OpenCL tradeoffs with driver

Dear all,

I would like to share some info that I have investigated for the past few days.
In short, I find it tough to achieve speed up considering the tradeoffs.

In cases of both OpenCL implemenation, I achieve only the functionality that is producing the same values for 4 output arrays of each 53760 in size.

Here is the profiling information I obtained before porting to OpenCL.

Here is the profiling information, when I modify 1 function to use OpenCL and only 1 kernel function.

Finally, the last profiling information, when I modify the same function with 2 kernel functions.

I know there is a high possibility that I might have coded them wrongly in OpenCL but taking a closer look, you will see that the driver does play a part as well, e.g. cllcdGetPlatformIDskHR (from amdocl.dll) and calddiGetVersion (from aticaldd.dll).

I have also found that clGetPlatformIDs and clBuildProgram (times 2 when running 2 kernel functions) have some poor utilization of CPU time.

It means I have to optimize the code (using OpenCL) fast enough to recover the losses I have in the driver.

If there is anyone can give a glimmer of hope, please kindly do so…

I have also found that clGetPlatformIDs and clBuildProgram (times 2 when running 2 kernel functions) have some poor utilization of CPU time.

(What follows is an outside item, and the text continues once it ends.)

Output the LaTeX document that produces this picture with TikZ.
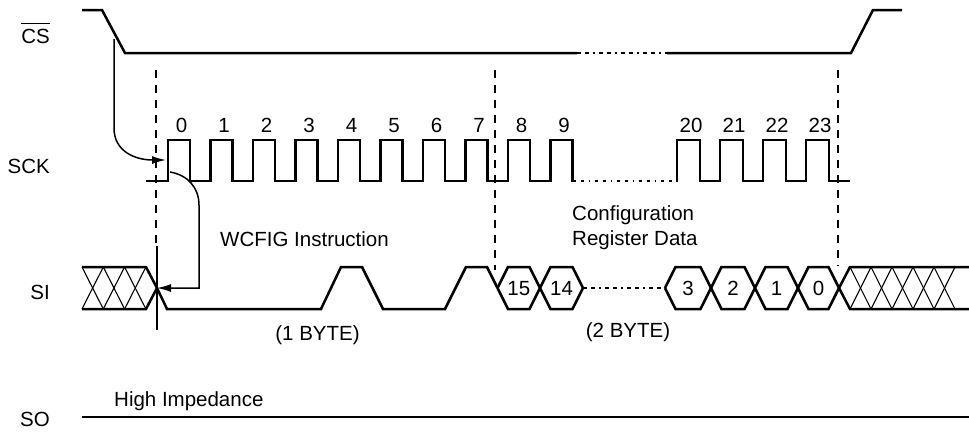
\documentclass[tikz,border=0pt]{standalone}
\usepackage{fontspec}
\setmainfont{Liberation Sans}
\usetikzlibrary{arrows.meta, calc, positioning}
\newcommand{\sigFont}{\fontsize{20.5}{25}\selectfont}
\newcommand{\barName}[1]{{\setbox0\hbox{#1}\rlap{\rule[19.2pt]{\wd0}{1.7pt}}\box0}}
\tikzset{
    sigLine/.style={line width=2.5pt},
    clkLine/.style={line width=2.5pt, line cap=rect},
    sigGap/.style={line width=2.5pt, dash pattern=on 3.5pt off 4.5pt on 3.5pt off 4.5pt on 1.5pt off 4.5pt},
    sigHatch/.style={line width=1.1pt},
    sigMark/.style={line width=2.2pt, dash pattern=on 8pt off 7pt},
    sigTick/.style={line width=1.7pt},
    sigArrow/.style={->, >={Latex[length=14pt, width=8pt]}, line width=1.5pt},
    sigText/.style={font=\sigFont, inner sep=0pt},
}
\newcommand{\drawPulse}[4]{
    % low lead-in, rising edge, falling edge
    \draw[clkLine] (#1,181) -- (#2,181) -- (#2,140) -- (#3,140) -- (#3,181);
    \node[sigText, anchor=base] (clk#4) at ({(#2+#3)/2+2.5},132) {#4};
}
\newcommand{\drawHex}[3]{
    % upper and lower edge of one data bit
    \draw[sigLine] (#1,288) -- ({#1+10.5},267) -- ({#2-10.5},267) -- (#2,288);
    \draw[sigLine] (#1,288) -- ({#1+10.5},309) -- ({#2-10.5},309) -- (#2,288);
    \node[sigText, anchor=base] (bit#3) at ({(#1+#2)/2},295) {#3};
}
\newcommand{\drawHatch}[3]{
    % don't care: #3 crossings of width #2
    \foreach \k in {1,...,#3}{
        \draw[sigHatch] ({#1+(\k-1)*#2},267) -- ++(#2,42);
        \draw[sigHatch] ({#1+(\k-1)*#2},309) -- ++(#2,-42);
    }
}
\begin{document}
\begin{tikzpicture}[x=1pt, y=-1pt]
    \useasboundingbox (0,0) rectangle (969,432);

    \node[sigText, anchor=base east] (csName) at (50,43.5) {\barName{CS}};
    \node[sigText, anchor=base east] (sckName) at (50,173) {SCK};
    \node[sigText, anchor=base east] (siName) at (50,299) {SI};
    \node[sigText, anchor=base east] (soName) at (50,426.5) {SO};

    \draw[sigLine] (82,10) -- (102,10) -- (125,53) -- (577,53);
    \draw[sigGap] (577,53) -- (667,53);
    \draw[sigLine] (667,53) -- (851,53) -- (873,10) -- (902,10);

    \drawPulse{147}{168}{190}{0}
    \drawPulse{190}{210.5}{232.5}{1}
    \drawPulse{232.5}{253}{275}{2}
    \drawPulse{275}{295.5}{317.5}{3}
    \drawPulse{317.5}{338}{360}{4}
    \drawPulse{360}{380.5}{402.5}{5}
    \drawPulse{402.5}{423}{445}{6}
    \drawPulse{445}{465.5}{487.5}{7}
    \drawPulse{487.5}{508}{530}{8}
    \drawPulse{530}{550.5}{572.5}{9}
    \draw[sigGap] (572.5,181) -- (677,181);
    \drawPulse{677}{677}{700}{20}
    \drawPulse{700}{720}{743}{21}
    \drawPulse{743}{763}{786}{22}
    \drawPulse{786}{806}{829}{23}
    \draw[clkLine] (829,181) -- (849,181);

    \drawHatch{82}{21.3}{3}
    \draw[sigLine] (82,267) -- (146,267) -- (157,288) -- (167,309) -- (321,309) -- (341,267) -- (362,267) -- (383,309) -- (445,309) -- (466,267) -- (487,267) -- (497.5,288);
    \draw[sigLine] (82,309) -- (146,309) -- (157,288);
    \drawHex{497.5}{540}{15}
    \drawHex{540}{583}{14}
    \draw[sigGap] (583,288) -- (665,288);
    \drawHex{665}{711}{3}
    \drawHex{711}{755}{2}
    \drawHex{755}{798}{1}
    \drawHex{798}{839}{0}
    \draw[sigLine] (839,288) -- (850,267) -- (969,267);
    \draw[sigLine] (839,288) -- (850,309) -- (969,309);
    \drawHatch{850}{21}{5}

    \draw[sigLine] (82,417) -- (969,417);

    \draw[sigMark] (156,70) -- (156,243);
    \draw[sigMark] (495,70) -- (495,270);
    \draw[sigMark] (838,70) -- (838,266);
    \draw[sigTick] (157,246) -- (157,330);

    \coordinate (csDrop) at (114,39);
    \coordinate (sckRise) at (166,160);
    \coordinate (sckHit) at (170,172);
    \coordinate (siEdge) at (157,288);
    \draw[sigArrow] (csDrop) -- (114,128) .. controls (114,152) and (136,160) .. (sckRise);
    \draw[sigArrow] (sckHit) .. controls (188,175) and (199,188) .. (199,205) |- (siEdge);

    \node[sigText, anchor=base] (instrText) at (304.5,246.5) {WCFIG Instruction};
    \node[sigText, anchor=base west] (cfgText) at (572,220) {Configuration};
    \node[sigText, anchor=base west] (regText) at (572,245) {Register Data};
    \node[sigText, anchor=base] (oneByte) at (317.5,340) {(1 BYTE)};
    \node[sigText, anchor=base] (twoByte) at (628,337) {(2 BYTE)};
    \node[sigText, anchor=base west] (hiZText) at (114,406) {High Impedance};
\end{tikzpicture}
\end{document}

Does it mean you are calling clGetPlatformIDs more than once in your application?

Hi David,

I believe the answer is yes.
I have embedded the OpenCL implementation into the application, so the implementation would be called each time an image frame is being processed.

Is it better to only make the call once?

And for clBuildProgram, will there be a difference between using precompiled binary and compilation during runtime?

Thanks!

I have embedded the OpenCL implementation into the application, so the implementation would be called each time an image frame is being processed.

Is it better to only make the call once?

It would be a lot better if you did the setup calls only once, then kept the objects around for the next image. By setup calls I mean APIs like these:

[ul]clGetPlatformIDs
clGetDeviceIDs
clCreateContext
clCreateCommandQueue
clCreateBuffer
clCreateImage2D
clCreateProgramWithSource
clCreateProgramWithBinary
clBuildProgram
clCreateKernel
[/ul]

The only calls that you should be doing from one image to the next would be clSetKernelArg, clEnqueueXXX, and the like.

And for clBuildProgram, will there be a difference between using precompiled binary and compilation during runtime?

Loading precompiled binaries saves some time. However, look into avoiding performing setup calls over and over (see above) before thinking of binary programs.

Thanks for the advice.

I will try to modify the code based on that and probably go up 1 or 2 level of the function call.

Will update if I have better profiling info.